Besides all this cute stuff, Leonard's ring work was epic. Fighting with a perpetually swollen right hand, and a left fist that he could barely close, Leonard faced Cuba's Andrés Aldama in the gold medal bout. Aldama reached the final with five straight knockouts. Leonard resolved to fight Aldama head on. "All we have to do," he had told his team, "is keep [the Cubans] off balance." Leonard delivered, dropping Aldama once en route to a unanimous decision. Afterwards, he bid one of boxing's most famous farewells: "My journey has ended. My dream is fulfilled."

Of course Leonard would go on to become one of boxing's great professional champions, the first to win major belts in five weight divisions. Leon Spinks would record one of the most stunning upsets in history by taking away Muhammad Ali's world heavyweight title on Feb. 15, 1978, in just his eighth pro fight. And during the early '80s, Michael Spinks would capture the undisputed light heavyweight championship, before becoming the first fighter to move up from that class to win a share of the heavyweight title. By then, Tate, the bronze medalist, had made a cameo with the WBA heavyweight mantle in '79, and 1980 saw Randolph capture the WBA junior featherweight belt. The lone professional letdown was Davis, who despite his 36-6-1 career record, lost the only four title shots he got.

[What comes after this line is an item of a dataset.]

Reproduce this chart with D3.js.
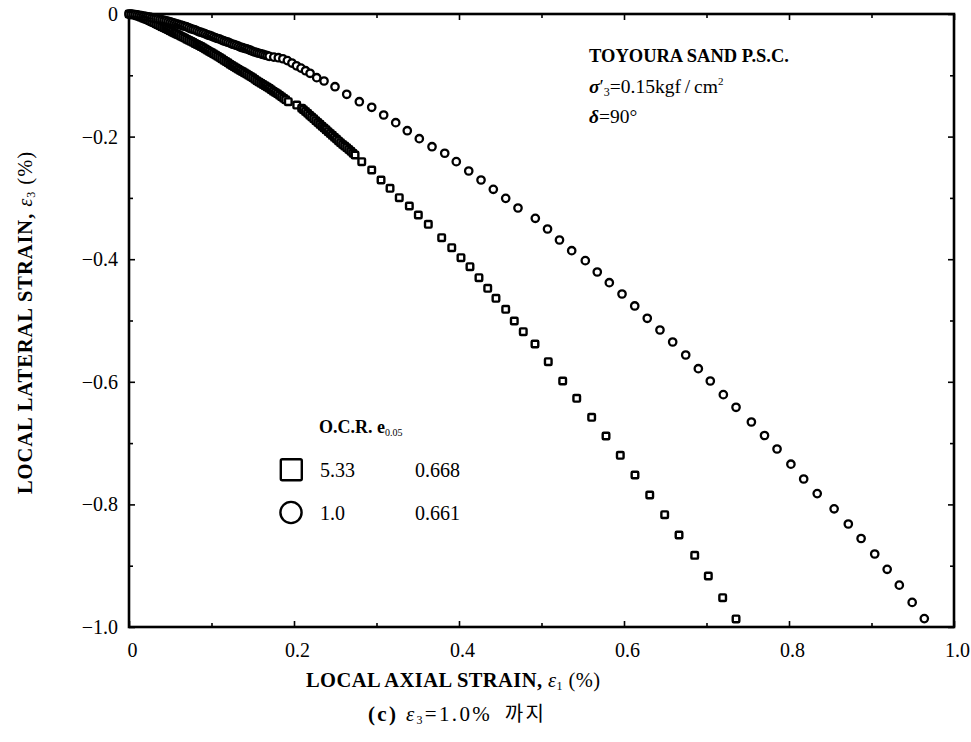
<!DOCTYPE html>
<html><head><meta charset="utf-8">
<script src="https://cdn.jsdelivr.net/npm/d3@7"></script>
<style>body{margin:0;background:#fff}</style>
</head><body>
<svg id="c" width="971" height="742" xmlns="http://www.w3.org/2000/svg"></svg>
<script>
// ---- data ----
const xTicks = [0, 0.2, 0.4, 0.6, 0.8, 1.0];
const xTickLabels = ["0", "0.2", "0.4", "0.6", "0.8", "1.0"];
const yTicks = [0, -0.2, -0.4, -0.6, -0.8, -1.0];
const yTickLabels = ["0", "\u22120.2", "\u22120.4", "\u22120.6", "\u22120.8", "\u22121.0"];
const xMinor = [0.1, 0.3, 0.5, 0.7, 0.9];
const yMinor = [-0.1, -0.3, -0.5, -0.7, -0.9];

// O.C.R. = 5.33 (squares): [axial strain e1 %, lateral strain e3 %]
const ocr533 = [
 [0.000,0.000],[0.0025,-0.0006],[0.005,-0.0012],[0.0075,-0.0018],[0.010,-0.003],[0.0125,-0.0042],
 [0.015,-0.0055],[0.0175,-0.007],[0.020,-0.008],[0.0225,-0.0095],[0.025,-0.011],[0.0275,-0.0125],
 [0.030,-0.014],[0.0325,-0.0158],[0.035,-0.0175],[0.0375,-0.0192],[0.040,-0.021],[0.0425,-0.0225],
 [0.045,-0.024],[0.0475,-0.0258],[0.050,-0.0275],[0.0525,-0.0292],[0.055,-0.031],[0.0575,-0.0325],
 [0.060,-0.034],[0.0625,-0.0358],[0.065,-0.0375],[0.0675,-0.0392],[0.070,-0.041],[0.0725,-0.0428],
 [0.075,-0.0445],[0.0775,-0.0462],[0.080,-0.048],[0.0825,-0.0498],[0.085,-0.0515],[0.0875,-0.0532],
 [0.090,-0.055],[0.0925,-0.057],[0.095,-0.059],[0.0975,-0.061],[0.100,-0.063],[0.1025,-0.065],
 [0.105,-0.067],[0.1075,-0.069],[0.110,-0.071],[0.1125,-0.0732],[0.115,-0.0755],[0.1175,-0.0775],
 [0.120,-0.0795],[0.1225,-0.0818],[0.125,-0.084],[0.1275,-0.086],[0.130,-0.088],[0.1325,-0.090],
 [0.135,-0.092],[0.1375,-0.094],[0.140,-0.096],[0.1425,-0.098],[0.145,-0.100],[0.1475,-0.102],
 [0.150,-0.104],[0.1525,-0.1065],[0.155,-0.109],[0.1575,-0.111],[0.160,-0.113],[0.1625,-0.115],
 [0.165,-0.117],[0.1675,-0.119],[0.170,-0.121],[0.1725,-0.1235],[0.175,-0.126],[0.1775,-0.128],
 [0.180,-0.130],[0.1825,-0.1325],[0.185,-0.135],[0.1875,-0.1375],[0.190,-0.140],
 [0.1931,-0.1431],[0.2033,-0.1485],
 [0.2093,-0.1538],[0.2115,-0.156],[0.214,-0.159],[0.2165,-0.162],[0.219,-0.165],[0.2215,-0.168],
 [0.224,-0.171],[0.2265,-0.174],[0.229,-0.177],[0.2315,-0.180],[0.234,-0.183],[0.2365,-0.186],
 [0.239,-0.189],[0.2415,-0.192],[0.244,-0.195],[0.2465,-0.198],[0.249,-0.201],[0.2515,-0.204],
 [0.254,-0.207],[0.2565,-0.210],[0.259,-0.213],[0.2615,-0.2155],[0.264,-0.218],[0.2665,-0.221],
 [0.269,-0.224],[0.2715,-0.227],[0.274,-0.230],
 [0.2821,-0.2409],[0.2942,-0.2545],[0.3055,-0.2708],[0.3164,-0.2843],[0.3276,-0.2997],
 [0.3398,-0.3132],[0.3507,-0.3279],[0.3628,-0.3431],[0.3790,-0.3649],[0.3912,-0.3812],
 [0.4024,-0.3975],[0.4133,-0.4122],[0.4242,-0.4302],[0.4348,-0.4475],[0.4448,-0.4638],
 [0.4566,-0.4817],[0.4670,-0.5008],[0.4779,-0.5183],[0.4921,-0.5383],[0.5082,-0.5672],
 [0.5257,-0.5987],[0.5427,-0.6269],[0.5608,-0.6579],[0.5782,-0.6884],[0.5955,-0.7199],
 [0.6133,-0.7520],[0.6312,-0.7847],[0.6493,-0.8168],[0.6667,-0.8499],[0.6857,-0.8831],
 [0.7022,-0.9168],[0.7196,-0.9522],[0.7358,-0.9869]
];

// O.C.R. = 1.0 (circles)
const ocr10 = [
 [0.000,0.000],[0.0025,-0.0003],[0.005,-0.0006],[0.0075,-0.0009],[0.010,-0.0015],[0.0125,-0.002],
 [0.015,-0.0028],[0.0175,-0.0034],[0.020,-0.004],[0.0225,-0.0045],[0.025,-0.005],[0.0275,-0.006],
 [0.030,-0.007],[0.0325,-0.0075],[0.035,-0.008],[0.0375,-0.0088],[0.040,-0.0095],[0.0425,-0.0102],
 [0.045,-0.011],[0.0475,-0.012],[0.050,-0.013],[0.0525,-0.014],[0.055,-0.015],[0.0575,-0.016],
 [0.060,-0.017],[0.0625,-0.018],[0.065,-0.019],[0.0675,-0.020],[0.070,-0.021],[0.0725,-0.0225],
 [0.075,-0.024],[0.0775,-0.025],[0.080,-0.026],[0.0825,-0.0275],[0.085,-0.029],[0.0875,-0.030],
 [0.090,-0.031],[0.0925,-0.0325],[0.095,-0.034],[0.0975,-0.035],[0.100,-0.036],[0.1025,-0.0375],
 [0.105,-0.039],[0.1075,-0.040],[0.110,-0.041],[0.1125,-0.0425],[0.115,-0.044],[0.1175,-0.045],
 [0.120,-0.046],[0.1225,-0.0475],[0.125,-0.049],[0.1275,-0.050],[0.130,-0.051],[0.1325,-0.0525],
 [0.135,-0.054],[0.1375,-0.055],[0.140,-0.056],[0.1425,-0.057],[0.145,-0.058],[0.1475,-0.0595],
 [0.150,-0.061],[0.1525,-0.062],[0.155,-0.063],[0.1575,-0.064],[0.160,-0.065],[0.1625,-0.066],
 [0.165,-0.067],[0.1675,-0.068],[0.170,-0.069],
 [0.1755,-0.0703],[0.181,-0.0713],[0.1865,-0.0730],[0.192,-0.0760],[0.1975,-0.0800],[0.203,-0.0845],
 [0.2085,-0.0882],[0.214,-0.0925],[0.2195,-0.0967],[0.2275,-0.1039],[0.2364,-0.1093],
 [0.2497,-0.1186],[0.2639,-0.1310],
 [0.2792,-0.1431],[0.2942,-0.1522],[0.3087,-0.1648],[0.3233,-0.1773],[0.3373,-0.1904],
 [0.3519,-0.2034],[0.3673,-0.2165],[0.3827,-0.2272],[0.3967,-0.2409],[0.4118,-0.2561],
 [0.4267,-0.2708],[0.4416,-0.2860],[0.4566,-0.3007],[0.4715,-0.3165],[0.4925,-0.3333],
 [0.5073,-0.3507],[0.5218,-0.3687],[0.5366,-0.3861],[0.5531,-0.4024],[0.5676,-0.4209],
 [0.5822,-0.4383],[0.5976,-0.4568],[0.6130,-0.4763],[0.6282,-0.4964],[0.6436,-0.5155],
 [0.6590,-0.5351],[0.6748,-0.5563],[0.6901,-0.5786],[0.7046,-0.5987],[0.7204,-0.6210],
 [0.7358,-0.6416],[0.7544,-0.6656],[0.7703,-0.6876],[0.7855,-0.7096],[0.8023,-0.7344],
 [0.8178,-0.7586],[0.8342,-0.7824],[0.8547,-0.8072],[0.8719,-0.8320],[0.8874,-0.8556],
 [0.9039,-0.8809],[0.9190,-0.9059],[0.9337,-0.9317],[0.9493,-0.9599],[0.9640,-0.9863]
];

const legendHeader = ["O.C.R.", "e", "0.05"];
const legendOCR = ["5.33", "1.0"];
const legendE = ["0.668", "0.661"];
const legendSym = ["square", "circle"];

const infoLines = ["TOYOURA SAND P.S.C."];
const xTitle = "LOCAL AXIAL STRAIN, ";
const yTitle = "LOCAL LATERAL STRAIN, ";
const caption = "(c) ";

// ---- drawing ----
const SERIF = "'Liberation Serif','Times New Roman',serif";
const svg = d3.select("#c");
const L = 129, R = 954, T = 14, B = 627;
const x = d3.scaleLinear().domain([0, 1]).range([L, R]);
const y = d3.scaleLinear().domain([0, -1]).range([T, B]);

function styleAxis(g) {
  g.select(".domain").remove();
  g.selectAll(".tick line").attr("stroke", "#000").attr("stroke-width", 1.6);
  g.selectAll("text").attr("font-family", SERIF).attr("font-size", 20).attr("fill", "#000");
}

// major + minor ticks, all inward
svg.append("g").attr("transform", `translate(0,${B})`)
  .call(d3.axisBottom(x).tickValues(xTicks).tickFormat((d, i) => xTickLabels[i])
    .tickSizeInner(-6).tickSizeOuter(0).tickPadding(16))
  .call(styleAxis)
  .call(g => g.selectAll("text").attr("dx", 3));
svg.append("g").attr("transform", `translate(0,${B})`)
  .call(d3.axisBottom(x).tickValues(xMinor).tickFormat("").tickSizeInner(-4).tickSizeOuter(0)).call(styleAxis);
svg.append("g").attr("transform", `translate(0,${T})`)
  .call(d3.axisTop(x).tickValues(xTicks).tickFormat("").tickSizeInner(-6).tickSizeOuter(0)).call(styleAxis);
svg.append("g").attr("transform", `translate(0,${T})`)
  .call(d3.axisTop(x).tickValues(xMinor).tickFormat("").tickSizeInner(-4).tickSizeOuter(0)).call(styleAxis);
svg.append("g").attr("transform", `translate(${L},0)`)
  .call(d3.axisLeft(y).tickValues(yTicks).tickFormat((d, i) => yTickLabels[i])
    .tickSizeInner(-6).tickSizeOuter(0).tickPadding(11))
  .call(styleAxis);
svg.append("g").attr("transform", `translate(${L},0)`)
  .call(d3.axisLeft(y).tickValues(yMinor).tickFormat("").tickSizeInner(-4).tickSizeOuter(0)).call(styleAxis);
svg.append("g").attr("transform", `translate(${R},0)`)
  .call(d3.axisRight(y).tickValues(yTicks).tickFormat("").tickSizeInner(-6).tickSizeOuter(0)).call(styleAxis);
svg.append("g").attr("transform", `translate(${R},0)`)
  .call(d3.axisRight(y).tickValues(yMinor).tickFormat("").tickSizeInner(-4).tickSizeOuter(0)).call(styleAxis);

// frame
svg.append("rect").attr("x", L).attr("y", T).attr("width", R - L).attr("height", B - T)
  .attr("fill", "none").attr("stroke", "#000").attr("stroke-width", 2.6);

// markers
const SQ = 6.6;
svg.append("g").selectAll("rect").data(ocr533).join("rect")
  .attr("x", d => x(d[0]) - SQ / 2).attr("y", d => y(d[1]) - SQ / 2)
  .attr("width", SQ).attr("height", SQ).attr("rx", 1)
  .attr("fill", "#fff").attr("stroke", "#000").attr("stroke-width", 2.4);
svg.append("g").selectAll("circle").data(ocr10).join("circle")
  .attr("cx", d => x(d[0])).attr("cy", d => y(d[1])).attr("r", 3.7)
  .attr("fill", "#fff").attr("stroke", "#000").attr("stroke-width", 2.3);

// info text
const info = svg.append("g").attr("font-family", SERIF).attr("fill", "#000");
info.append("text").attr("x", 589).attr("y", 62).attr("font-size", 18.5).attr("font-weight", "bold")
  .text(infoLines[0]);
const s2 = info.append("text").attr("x", 589).attr("y", 93).attr("font-size", 19.5);
s2.append("tspan").attr("font-style", "italic").attr("font-weight", "bold").text("\u03c3");
s2.append("tspan").text("\u2032");
s2.append("tspan").attr("font-size", 12).attr("dy", 3).text("3");
s2.append("tspan").attr("dy", -3).text("=0.15kgf\u2009/\u2009cm");
s2.append("tspan").attr("font-size", 11).attr("dy", -8).text("2");
const s3 = info.append("text").attr("x", 589).attr("y", 123).attr("font-size", 19.5);
s3.append("tspan").attr("font-style", "italic").attr("font-weight", "bold").text("\u03b4");
s3.append("tspan").text("=90\u00b0");

// legend
const leg = svg.append("g").attr("font-family", SERIF).attr("fill", "#000");
const lh = leg.append("text").attr("x", 319).attr("y", 433).attr("font-size", 18).attr("font-weight", "bold");
lh.append("tspan").text(legendHeader[0] + " ");
lh.append("tspan").text(legendHeader[1]);
lh.append("tspan").attr("font-size", 10).attr("dy", 3).attr("font-weight", "normal").text(legendHeader[2]);
const rowY = [469.7, 512.5];
legendSym.forEach((s, i) => {
  if (s === "square") {
    leg.append("rect").attr("x", 291.3 - 10.5).attr("y", rowY[i] - 10.5).attr("width", 21).attr("height", 21)
      .attr("rx", 1.5).attr("fill", "none").attr("stroke", "#000").attr("stroke-width", 2.4);
  } else {
    leg.append("circle").attr("cx", 291).attr("cy", rowY[i]).attr("r", 10.6)
      .attr("fill", "none").attr("stroke", "#000").attr("stroke-width", 2.4);
  }
  leg.append("text").attr("x", 320).attr("y", rowY[i] + 7).attr("font-size", 20).text(legendOCR[i]);
  leg.append("text").attr("x", 415).attr("y", rowY[i] + 7).attr("font-size", 20).text(legendE[i]);
});

// axis titles
const xt = svg.append("text").attr("x", 306).attr("y", 687)
  .attr("textLength", 294).attr("lengthAdjust", "spacing")
  .attr("font-family", SERIF).attr("font-size", 20.5).attr("font-weight", "bold");
xt.append("tspan").text(xTitle);
xt.append("tspan").attr("font-weight", "normal").attr("font-style", "italic").text("\u03b5");
xt.append("tspan").attr("font-size", 12).attr("dy", 3).attr("font-weight", "normal").text("1");
xt.append("tspan").attr("dy", -3).attr("font-weight", "normal").text(" (%)");

const yt = svg.append("text").attr("transform", "translate(32,494) rotate(-90)")
  .attr("textLength", 342).attr("lengthAdjust", "spacing")
  .attr("font-family", SERIF).attr("font-size", 20.5).attr("font-weight", "bold");
yt.append("tspan").text(yTitle);
yt.append("tspan").attr("font-weight", "normal").attr("font-style", "italic").text("\u03b5");
yt.append("tspan").attr("font-size", 12).attr("dy", 3).attr("font-weight", "normal").text("3");
yt.append("tspan").attr("dy", -3).attr("font-weight", "normal").text(" (%)");

const cp = svg.append("text").attr("x", 368).attr("y", 721)
  .attr("textLength", 176).attr("lengthAdjust", "spacing")
  .attr("font-family", SERIF).attr("font-size", 21).attr("font-weight", "bold");
cp.append("tspan").text(caption);
cp.append("tspan").attr("font-style", "italic").attr("font-weight", "normal").text("\u03b5");
cp.append("tspan").attr("font-size", 12).attr("dy", 3).attr("font-weight", "normal").text("3");
cp.append("tspan").attr("dy", -3).attr("font-weight", "normal").text("=1.0%\u2002");
cp.append("tspan").attr("font-family", "'Noto Sans CJK KR'").attr("font-size", 20).attr("font-weight", "normal").text("\uae4c\uc9c0");
</script>
</body></html>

Yet the '76 team's significance is not measured in what its members later achieved as individuals: They can be called the Dream Team because they were a nightmare for Olympic boxing's reigning superpowers.

"The sportsmen of the U.S.S.R., the German Democratic Republic and Poland are living through a certain crisis," wrote Gleb Tolstikov, a Russian journalist (and former boxing champion), in an unusually candid report for the official Soviet news agency, Tass. Since its first major participation in the Olympics in '52, the Communist sports machine had amassed 30 golds among a total of 98 boxing medals (34 by the Soviet Union alone). Cuba had won seven medals since its first boxing prize at Mexico City '68. But, Tolstikov concluded, "Whereas the Europeans conducted their bouts in a calm manner, relying on their superiority in technique, the American and Cuban sportsmen demonstrated a very fast style without detriment to their technical skills... It can be said that today the boxing world is led by the schools of Cuba and the United States."

'Sugar' Ray Leonard

The unforgettable "Sugar" Ray Leonard fought with a photo of his high school sweetheart taped to his sneaker.

photograph by
Neil Leifer


Today, although Tolstikov might still write about the prowess of the Cubans (who did win three golds in Montreal); he wouldn't be so impressed with the Americans anymore. After the U.S.'s politically-charged Olympic boycott of 1980 and the retaliatory boycotts by Cuba and Russia in '84, the '76 team's triumphant legacy faded. The program lost the high-profile that it had achieved— especially on television—post-Montreal. Incidentally, the next two Olympiads witnessed two of the poorest U.S. boxing showings ever. "It became a carnival," says 74-year-old trainer Lou Duva, who attended his first Olympics in '76 and hasn't missed one since. "The kids didn't have enough to shoot for. They never kept up the momentum. The legacy is over."

This summer, like 20 years ago, the U.S.-Cuba rivalry occupies the center ring, particularly because Cuba has gone 18-0-1 versus U.S. boxers in a dual series initiated the year after Montreal. Yet even after the longest pre-Olympic training camp ever, the squadron in Atlanta is hard-pressed to conjure up anything like the class of '76. It is no surprise that the Americans will go home from Atlanta with six medals, at least five of them bronze, while seven Cubans still have a shot at the gold. Virtually no one expected the boys of summer to look as good as their ancestors. As Leonard said in the wake of his team's golden summer, "We were the most beautiful people in the world. All of us."